Of the protean figures responsible for the integration of sports in America, Ashe stood in the first rank. Jesse Owens proved that white men do not run faster or jump farther than blacks. Jackie Robinson disproved with a fiery passion that whites have a stronger desire to win. Muhammad Ali demonstrated in the ring that speed and power were only the obvious ways in which a black athlete could be agile and courageous. There have been other pathfinders: decathlete Milt Campbell, golfer Charlie Sifford, and in Ashe's own sport the lithe and graceful Althea Gibson.
But none of them possessed the combination of attributes that made Ashe a paradigm of understated reason and elegance. In 1973 Ashe went off to play in the South African Open to see if he could chip away at the foundation of apartheid. Militants in the African National Congress did not welcome the visit, castigating him as an Uncle Tom and telling him he should go home. Ashe listened and replied evenly, "Small concessions incline toward larger ones."

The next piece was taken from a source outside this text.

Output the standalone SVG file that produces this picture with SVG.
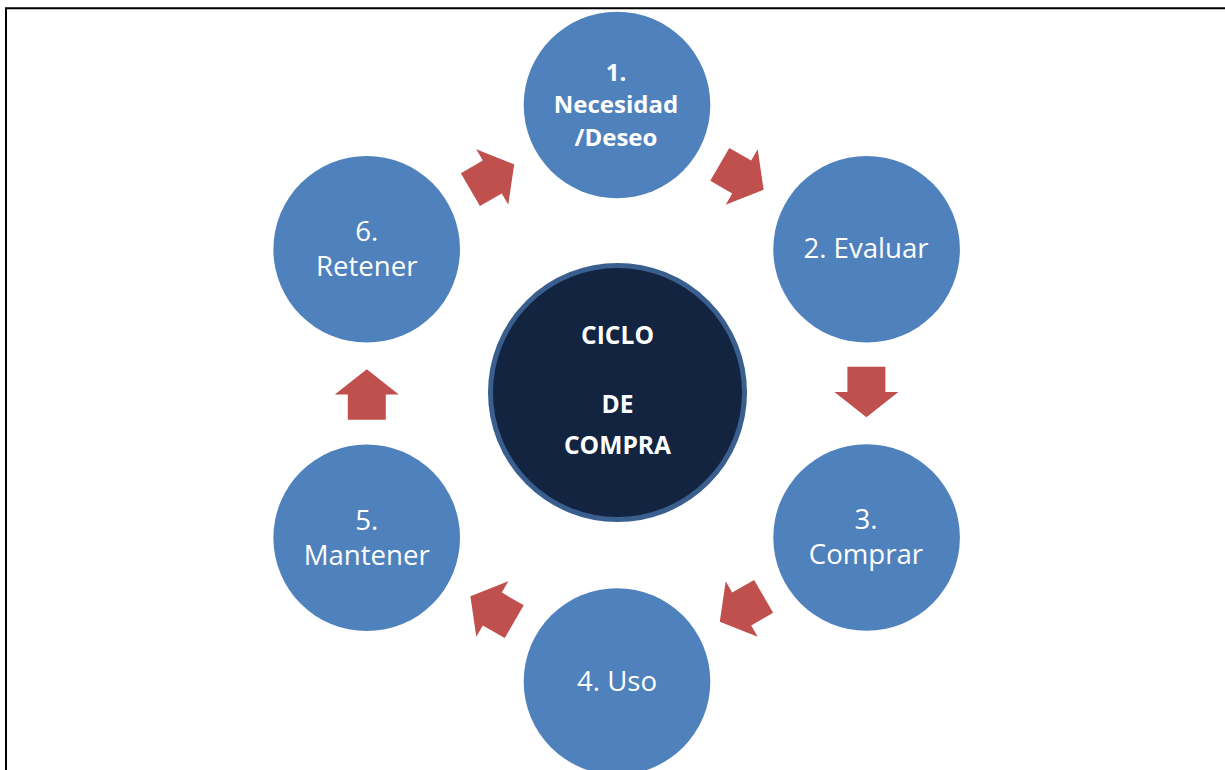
<svg xmlns="http://www.w3.org/2000/svg" width="1225" height="770" viewBox="0 0 1225 770">
  <style>
    .step { fill: #4F81BD; }
    .hub { fill: #12243F; stroke: #3A5F8E; stroke-width: 5; }
    .lbl { font-family: "Open Sans", "Liberation Sans", sans-serif; font-size: 27.6px; fill: #FFFFFF; text-anchor: middle; }
    .bold { font-weight: bold; font-size: 24px; }
    .big { font-size: 24.6px; }
    .arrow { fill: #C0504D; }
  </style>
  <defs>
    <!-- block arrow pointing along +x, centred on the head base -->
    <polygon id="blockArrow" points="-25.3,-19 0,-19 0,-32 25.3,0 0,32 0,19 -25.3,19"/>
  </defs>

  <rect width="1225" height="770" fill="#FFFFFF"/>
  <!-- page frame (top and left edges) -->
  <path d="M6,772 V8.3 H1227" fill="none" stroke="#000000" stroke-width="2"/>

  <g id="connectors">
    <use href="#blockArrow" class="arrow" transform="translate(741.7,177) rotate(30)"/>
    <use href="#blockArrow" class="arrow" transform="translate(866.4,392) rotate(90)"/>
    <use href="#blockArrow" class="arrow" transform="translate(741.7,609) rotate(150)"/>
    <use href="#blockArrow" class="arrow" transform="translate(492.3,609) rotate(210)"/>
    <use href="#blockArrow" class="arrow" transform="translate(366.8,394.5) rotate(270)"/>
    <use href="#blockArrow" class="arrow" transform="translate(492.3,177) rotate(330)"/>
  </g>

  <g id="hub">
    <circle class="hub" cx="617.5" cy="392.5" r="127"/>
    <text class="lbl bold big" x="617.5" y="344">CICLO</text>
    <text class="lbl bold big" x="617.5" y="413">DE</text>
    <text class="lbl bold big" x="617.5" y="454">COMPRA</text>
  </g>

  <g id="step1">
    <circle class="step" cx="617" cy="105" r="93.3"/>
    <text class="lbl bold" x="616" y="81">1.</text>
    <text class="lbl bold" x="616" y="113">Necesidad</text>
    <text class="lbl bold" x="616" y="146">/Deseo</text>
  </g>

  <g id="step2">
    <circle class="step" cx="866.6" cy="249.3" r="93.3"/>
    <text class="lbl" x="866" y="258">2. Evaluar</text>
  </g>

  <g id="step3">
    <circle class="step" cx="866.6" cy="537.5" r="93.3"/>
    <text class="lbl" x="866" y="529">3.</text>
    <text class="lbl" x="866" y="564">Comprar</text>
  </g>

  <g id="step4">
    <circle class="step" cx="617" cy="681.5" r="93.3"/>
    <text class="lbl" x="617" y="691">4. Uso</text>
  </g>

  <g id="step5">
    <circle class="step" cx="366.7" cy="537.8" r="93.3"/>
    <text class="lbl" x="366.7" y="530">5.</text>
    <text class="lbl" x="366.7" y="565">Mantener</text>
  </g>

  <g id="step6">
    <circle class="step" cx="366.7" cy="249.3" r="93.3"/>
    <text class="lbl" x="366.7" y="241">6.</text>
    <text class="lbl" x="366.7" y="276">Retener</text>
  </g>
</svg>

He could demonstrate that was so. Postwar Richmond was a city where African Americans still knew their place and kept to it. In 1955 Ashe was turned away from the Richmond city tennis tournament because of his color. But that merely presented an opportunity to turn the other cheek: "Drummed into me above all, by my dad, by the whole family, was that without your good name, you would be nothing."